Both boundary lines count: repeat, exactly and alone, the lines from the one containing "Reproduce this chart with Plotly." to the one containing "import plotly.graph_objects as go", with pictures left out.

(Charts and diagrams as code)
--- Begin ---

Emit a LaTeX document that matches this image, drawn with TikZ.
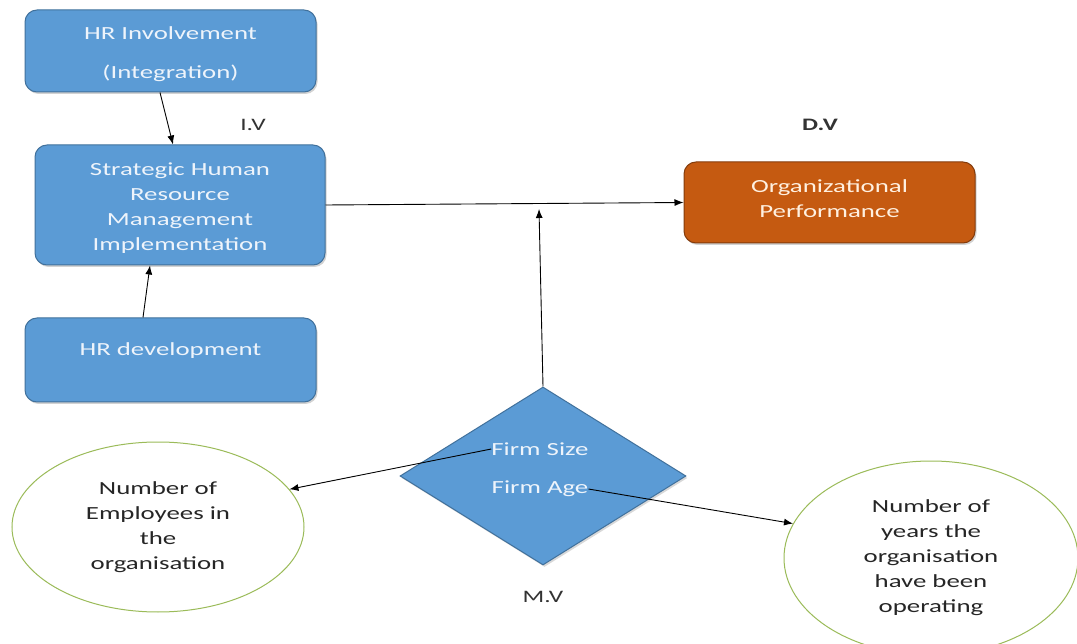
\documentclass[tikz,border=0pt]{standalone}
\usepackage{fontspec}
\setmainfont{Carlito}[FakeStretch=1.45]
\usetikzlibrary{shapes.geometric,arrows.meta,shadows}
\definecolor{boxblue}{HTML}{5B9BD5}
\definecolor{boxedge}{HTML}{41719C}
\definecolor{boxtext}{HTML}{EEF4FB}
\definecolor{boxorange}{HTML}{C55A11}
\definecolor{orangeedge}{HTML}{843C0C}
\definecolor{ellgreen}{HTML}{9BBB59}
\begin{document}
\begin{tikzpicture}[x=1pt,y=-1pt,
  font=\fontsize{18.5}{25}\selectfont,
  bluebox/.style={draw=boxedge,line width=1pt,fill=boxblue,rounded corners=12pt,
    inner sep=0pt,drop shadow={shadow xshift=1.5pt,shadow yshift=-2pt,opacity=0.35}},
  orangebox/.style={draw=orangeedge,line width=1pt,fill=boxorange,rounded corners=12pt,
    inner sep=0pt,drop shadow={shadow xshift=1.5pt,shadow yshift=-2pt,opacity=0.35}},
  btext/.style={text=boxtext,align=center,inner sep=0pt},
  otext/.style={text=white!88!orange,align=center,inner sep=0pt},
  ell/.style={draw=ellgreen,line width=1pt,ellipse,fill=white,align=center,inner sep=0pt,text=black!85},
  conn/.style={draw=black,line width=0.9pt,-{Latex[length=9pt,width=7pt]}},
  lbl/.style={text=black!80,font=\fontsize{17.5}{20}\selectfont}
]
\useasboundingbox (0,0) rectangle (1077,644);
\fill[white] (0,0) rectangle (1077,644);

\node[bluebox,minimum width=291pt,minimum height=82pt] (inv) at (170.5,51) {};
\node[btext] (invt) at (170.5,54) {HR Involvement\\[14pt](Integration)};
\node[bluebox,minimum width=290pt,minimum height=120pt] (shrm) at (180,205) {};
\node[btext] (shrmt) at (180,208) {Strategic Human\\Resource\\Management\\Implementation};
\node[bluebox,minimum width=291pt,minimum height=84pt] (dev) at (170.5,360) {};
\node[btext] (devt) at (170.5,351) {HR development};

\node[orangebox,minimum width=291pt,minimum height=81pt] (op) at (829.5,202.5) {};
\node[otext] (opt) at (829.5,198.5) {Organizational\\Performance};

\node[lbl] (iv) at (253,125) {I.V};
\node[lbl,font=\fontsize{17.5}{20}\selectfont\bfseries] (dv) at (820,125) {D.V};
\node[lbl] (mv) at (543,597) {M.V};

\node[draw=boxedge,line width=1pt,fill=boxblue,diamond,minimum width=286pt,minimum height=178pt,
  inner sep=0pt,drop shadow={shadow xshift=1.5pt,shadow yshift=-2pt,opacity=0.3}] (dia) at (543,476) {};
\node[btext] (fs) at (540,449) {Firm Size};
\node[btext] (fa) at (540,489) {Firm Age};

\node[ell,minimum width=292pt,minimum height=170pt] (emp) at (158,527)
  {Number of\\Employees in\\the\\organisation};
\node[ell,minimum width=294pt,minimum height=194pt] (yrs) at (931,558)
  {Number of\\years the\\organisation\\have been\\operating};

\coordinate (mid) at (539,209);
\draw[conn] (inv.south -| 160,0) -- ([xshift=-7pt]shrm.north);
\draw[conn] (dev.north -| 143,0) -- ([xshift=-30pt]shrm.south);
\draw[conn] (shrm.east) -- (op.west);
\draw[conn] (dia.north) -- (mid);
\draw[conn] (fs.west) -- (emp.16);
\draw[conn] (fa.east) -- (yrs.166);
\end{tikzpicture}
\end{document}
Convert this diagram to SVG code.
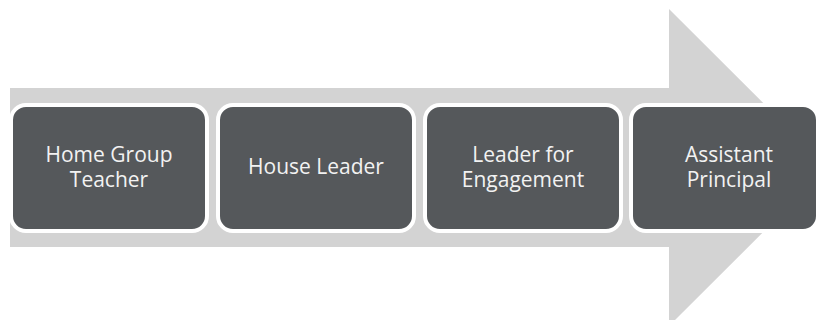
<svg xmlns="http://www.w3.org/2000/svg" width="818" height="320" viewBox="0 0 818 320">
<style>
.box{fill:#55585b;stroke:#ffffff;stroke-width:4}
.lbl{font-family:"Open Sans","Noto Sans",sans-serif;font-size:21px;fill:#f2f2f2;text-anchor:middle}
</style>
<rect width="818" height="320" fill="#ffffff"/>
<g id="connectors">
<polygon points="10,88 669,88 669,9 828,167.5 669,326 669,247 10,247" fill="#d3d3d3"/>
</g>
<g id="node1">
<rect class="box" x="11" y="105" width="196" height="126" rx="15"/>
<text class="lbl" x="109" y="162">Home Group</text>
<text class="lbl" x="109" y="187">Teacher</text>
</g>
<g id="node2">
<rect class="box" x="218" y="105" width="196" height="126" rx="15"/>
<text class="lbl" x="316" y="174">House Leader</text>
</g>
<g id="node3">
<rect class="box" x="425" y="105" width="196" height="126" rx="15"/>
<text class="lbl" x="523" y="162">Leader for</text>
<text class="lbl" x="523" y="187">Engagement</text>
</g>
<g id="node4">
<rect class="box" x="631" y="105" width="187" height="126" rx="15"/>
<text class="lbl" x="729" y="162">Assistant</text>
<text class="lbl" x="729" y="187">Principal</text>
</g>
</svg>
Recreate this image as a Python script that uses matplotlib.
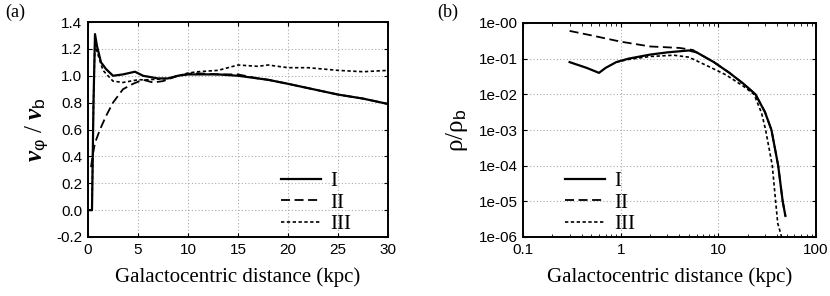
import numpy as np
import matplotlib
matplotlib.use("Agg")
import matplotlib.pyplot as plt
from matplotlib.ticker import FixedLocator, FixedFormatter, LogLocator, NullFormatter

plt.rcParams['font.family'] = ['Liberation Sans', 'DejaVu Sans']
plt.rcParams['mathtext.fontset'] = 'custom'
plt.rcParams['mathtext.rm'] = 'Liberation Serif'
plt.rcParams['mathtext.it'] = 'Liberation Serif:italic'
plt.rcParams['mathtext.bf'] = 'Liberation Serif:italic:bold'
plt.rcParams['mathtext.sf'] = 'Liberation Sans'

# (a) 回転速度
r1 = [0.0, 0.4, 0.55, 0.7, 0.9, 1.3, 1.8, 2.5, 3.5, 4.7, 5.5, 7.0, 8.0, 9.0, 10.0, 12.0,
      13.0, 15.0, 17.0, 18.0, 20.0, 22.5, 25.0, 27.5, 30.0]
v1 = [0.0, 0.0, 0.8, 1.31, 1.22, 1.10, 1.05, 1.00, 1.01, 1.03, 1.00, 0.98, 0.98, 1.00, 1.01, 1.01,
      1.01, 1.00, 0.98, 0.97, 0.94, 0.90, 0.86, 0.83, 0.79]
r2 = [0.3, 0.5, 0.7, 1.2, 1.8, 2.5, 3.5, 4.5, 5.5, 6.5, 7.5, 9.0, 10.5, 13.0, 15.0, 17.0,
      18.0, 20.0, 22.5, 25.0, 27.5, 30.0]
v2 = [0.32, 0.42, 0.50, 0.60, 0.70, 0.80, 0.90, 0.94, 0.97, 0.95, 0.96, 1.00, 1.02, 1.01, 1.01, 0.98,
      0.97, 0.94, 0.90, 0.86, 0.83, 0.79]
r3 = [0.0, 0.4, 0.55, 0.7, 0.9, 1.5, 2.5, 3.5, 5.0, 6.0, 8.0, 10.0, 11.0, 13.0, 15.0, 17.0,
      18.0, 20.0, 22.0, 25.0, 27.5, 30.0]
v3 = [0.0, 0.0, 0.8, 1.28, 1.18, 1.04, 0.96, 0.95, 0.97, 0.97, 0.98, 1.02, 1.03, 1.04, 1.08, 1.07,
      1.08, 1.06, 1.06, 1.04, 1.03, 1.04]

# (b) 密度
d1 = [0.3, 0.45, 0.6, 0.7, 0.9, 1.2, 2.0, 3.0, 5.0, 6.0, 9.0, 13.0, 18.0, 24.0, 30.0, 35.0,
      41.0, 45.6, 48.6]
p1 = [8e-2, 5.5e-2, 4e-2, 5.5e-2, 8e-2, 1e-1, 1.3e-1, 1.5e-1, 1.7e-1, 1.5e-1, 8e-2, 4e-2, 2e-2,
      1e-2, 3.2e-3, 1e-3, 1e-4, 1e-5, 3.9e-6]
d2 = [0.3, 0.5, 1.0, 2.0, 4.0, 5.5, 6.0, 9.0, 13.0, 18.0, 24.0, 30.0, 35.0,
      41.0, 45.6, 48.6]
p2 = [6e-1, 4.5e-1, 3e-1, 2.2e-1, 2e-1, 1.75e-1, 1.5e-1, 8e-2, 4e-2, 2e-2,
      1e-2, 3.2e-3, 1e-3, 1e-4, 1e-5, 3.9e-6]
d3 = [0.9, 1.2, 2.0, 3.5, 5.0, 8.0, 12.0, 18.0, 23.2, 27.7, 30.5, 35.7, 38.6, 40.6, 44.5, 48.0]
p3 = [8e-2, 9.5e-2, 1.15e-1, 1.25e-1, 1.1e-1, 6e-2, 3.5e-2, 1.7e-2, 1e-2, 3e-3, 1e-3, 1e-4,
      1e-5, 2.4e-6, 1e-6, 0.95e-6]

labels = ['I', 'II', 'III']
ytick_a = [-0.2, 0.0, 0.2, 0.4, 0.6, 0.8, 1.0, 1.2, 1.4]
ytick_b = ['1e-06', '1e-05', '1e-04', '1e-03', '1e-02', '1e-01', '1e-00']

styles = [dict(ls='-', lw=1.6), dict(ls=(0, (5, 2.5)), lw=1.3), dict(ls=(0, (2, 1.5)), lw=1.2)]

fig = plt.figure(figsize=(8.3, 2.96), dpi=100)
ax1 = fig.add_axes([88 / 830, 59 / 296, 300 / 830, 215 / 296])
ax2 = fig.add_axes([523 / 830, 59 / 296, 293 / 830, 214 / 296])

for (x, y), st, lab in zip([(r1, v1), (r2, v2), (r3, v3)], styles, labels):
    ax1.plot(x, y, color='black', label=lab, **st)
for (x, y), st, lab in zip([(d1, p1), (d2, p2), (d3, p3)], styles, labels):
    ax2.plot(x, y, color='black', label=lab, **st)

ax1.set_xlim(0, 30)
ax1.set_ylim(-0.2, 1.4)
ax1.set_xticks([0, 5, 10, 15, 20, 25, 30])
ax1.set_yticks(ytick_a)
ax1.set_yticklabels(['%.1f' % t for t in ytick_a])

ax2.set_xscale('log')
ax2.set_yscale('log')
ax2.set_xlim(0.1, 100)
ax2.set_ylim(1e-6, 1)
ax2.set_xticks([0.1, 1, 10, 100])
ax2.set_xticklabels(['0.1', '1', '10', '100'])
ax2.xaxis.set_minor_locator(LogLocator(subs=np.arange(2, 10)))
ax2.xaxis.set_minor_formatter(NullFormatter())
ax2.yaxis.set_major_locator(FixedLocator([10.0 ** k for k in range(-6, 1)]))
ax2.yaxis.set_major_formatter(FixedFormatter(ytick_b))
ax2.yaxis.set_minor_locator(FixedLocator([]))

# 凡例の位置 (軸座標)
leg_anchor = {ax1: ((281 - 88) / 300, 0.012), ax2: ((565 - 523) / 293, 0.012)}

for ax in (ax1, ax2):
    ax.grid(True, which='major', ls=(0, (1, 2)), color='#aaaaaa', lw=0.8)
    ax.tick_params(which='both', direction='in', top=True, right=True, labelsize=11, pad=4)
    ax.tick_params(which='major', length=3)
    ax.tick_params(which='minor', length=2)
    for s in ax.spines.values():
        s.set_linewidth(1.4)
    ax.set_xlabel('Galactocentric distance (kpc)', family='Liberation Serif', fontsize=15, labelpad=8)
    ax.legend(loc='lower left', bbox_to_anchor=leg_anchor[ax], frameon=False,
              prop={'family': 'Liberation Serif', 'size': 15}, handlelength=1.9,
              labelspacing=0.1, handletextpad=0.45, borderaxespad=0, borderpad=0)

ax1.set_ylabel(r'$\mathbf{v}_{\mathsf{\varphi}}\ /\ \mathbf{v}_{\mathsf{b}}$', fontsize=18, labelpad=4)
ax2.set_ylabel(r'$\mathrm{\rho}/\mathrm{\rho}_{\mathsf{b}}$', fontsize=18, labelpad=6)

fig.text(5 / 830, 1 - 17 / 296, '(a)', family='Liberation Serif', fontsize=13)
fig.text(437 / 830, 1 - 17 / 296, '(b)', family='Liberation Serif', fontsize=13)

fig.savefig('out.png', dpi=100)
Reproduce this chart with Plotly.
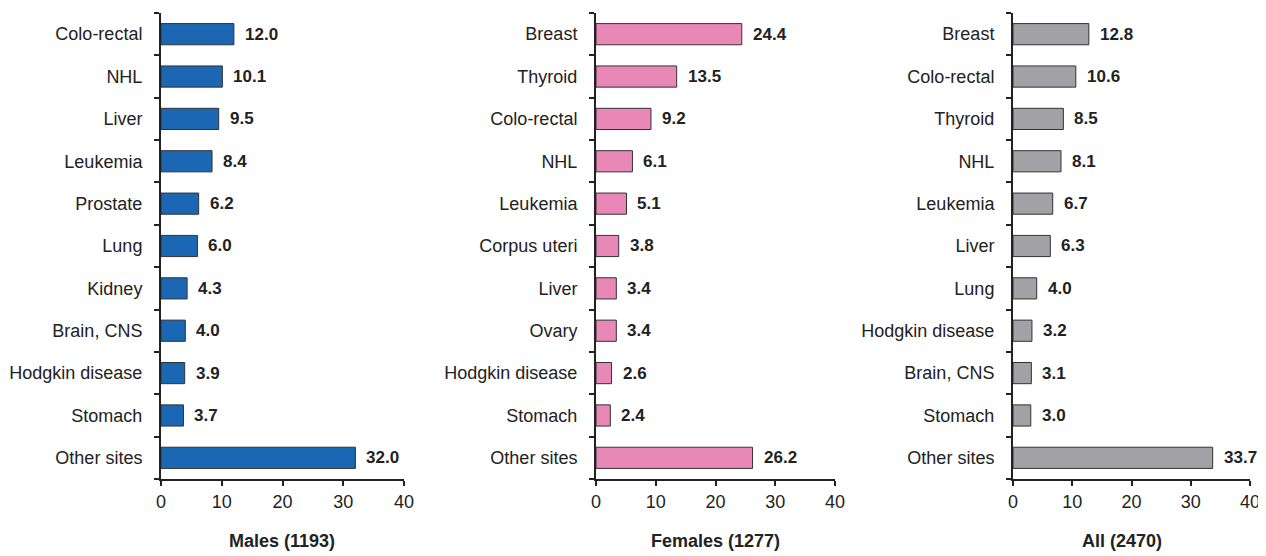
import plotly.graph_objects as go

males_sites = ["Colo-rectal", "NHL", "Liver", "Leukemia", "Prostate", "Lung", "Kidney",
               "Brain, CNS", "Hodgkin disease", "Stomach", "Other sites"]
males_vals = [12.0, 10.1, 9.5, 8.4, 6.2, 6.0, 4.3, 4.0, 3.9, 3.7, 32.0]

females_sites = ["Breast", "Thyroid", "Colo-rectal", "NHL", "Leukemia", "Corpus uteri", "Liver",
                 "Ovary", "Hodgkin disease", "Stomach", "Other sites"]
females_vals = [24.4, 13.5, 9.2, 6.1, 5.1, 3.8, 3.4, 3.4, 2.6, 2.4, 26.2]

all_sites = ["Breast", "Colo-rectal", "Thyroid", "NHL", "Leukemia", "Liver", "Lung",
             "Hodgkin disease", "Brain, CNS", "Stomach", "Other sites"]
all_vals = [12.8, 10.6, 8.5, 8.1, 6.7, 6.3, 4.0, 3.2, 3.1, 3.0, 33.7]

panel_titles = ["Males (1193)", "Females (1277)", "All (2470)"]
x_ticks = [0, 10, 20, 30, 40]

FONT = "Liberation Sans, Arial, sans-serif"
colors = ["#1c67b4", "#e987b6", "#a2a2a6"]
panels = [(males_sites, males_vals), (females_sites, females_vals), (all_sites, all_vals)]

# page body adds an 8px offset; figure size compensates
OFF = 8
W, H = 1266 - OFF, 556 - OFF
def px(x):
    return (x - OFF) / W
def py(y):
    return 1 - (y - OFF) / H

xdomains = [[px(161), px(404)], [px(596), px(835)], [px(1013), px(1250)]]
ydomain = [py(479), py(13)]
title_x = [px(282), px(715), px(1122)]

fig = go.Figure()
annotations = []
for i, ((sites, vals), col) in enumerate(zip(panels, colors)):
    n = i + 1
    xa = "x" if n == 1 else f"x{n}"
    ya = "y" if n == 1 else f"y{n}"
    pos = list(range(len(sites)))
    fig.add_trace(go.Bar(
        x=vals, y=pos, orientation="h", width=0.5,
        marker=dict(color=col, line=dict(color="#333333", width=1)),
        xaxis=xa, yaxis=ya, showlegend=False, hoverinfo="x+y",
    ))
    for v, p in zip(vals, pos):
        annotations.append(dict(
            x=v, y=p, xref=xa, yref=ya, text=f"<b>{v:.1f}</b>", showarrow=False,
            xanchor="left", yanchor="middle", xshift=9,
            font=dict(family=FONT, size=17, color="#222222"),
        ))
    annotations.append(dict(
        x=title_x[i], y=py(541), xref="paper", yref="paper",
        text=f"<b>{panel_titles[i]}</b>", showarrow=False,
        xanchor="center", yanchor="middle",
        font=dict(family=FONT, size=18, color="#222222"),
    ))
    xkey = "xaxis" if n == 1 else f"xaxis{n}"
    ykey = "yaxis" if n == 1 else f"yaxis{n}"
    fig.update_layout(**{
        xkey: dict(
            domain=xdomains[i], range=[0, 40], tickvals=x_ticks, ticks="outside",
            ticklen=5, tickwidth=2, tickcolor="#222222", automargin=False,
            showline=True, linecolor="#222222", linewidth=2, showgrid=False,
            zeroline=False, anchor=ya, fixedrange=True,
            tickfont=dict(family=FONT, size=18, color="#222222"),
        ),
        ykey: dict(
            domain=ydomain, range=[10.5, -0.5], tickmode="array", tickvals=pos,
            ticktext=sites, ticks="", ticklabelstandoff=13, automargin=False,
            showline=True, linecolor="#222222", linewidth=2, showgrid=False,
            zeroline=False, anchor=xa, fixedrange=True,
            minor=dict(tickmode="array", tickvals=[p - 0.5 for p in pos] + [10.5],
                       ticks="outside", ticklen=5, tickwidth=2, tickcolor="#222222",
                       showgrid=False),
            tickfont=dict(family=FONT, size=18, color="#222222"),
        ),
    })

fig.update_layout(
    width=W, height=H,
    margin=dict(l=0, r=0, t=0, b=0),
    paper_bgcolor="white", plot_bgcolor="white",
    annotations=annotations, bargap=0.5,
)
fig.write_html("out.html")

--- End ---

_Solution below_:
Reproduce this chart with Plotly.
import plotly.graph_objects as go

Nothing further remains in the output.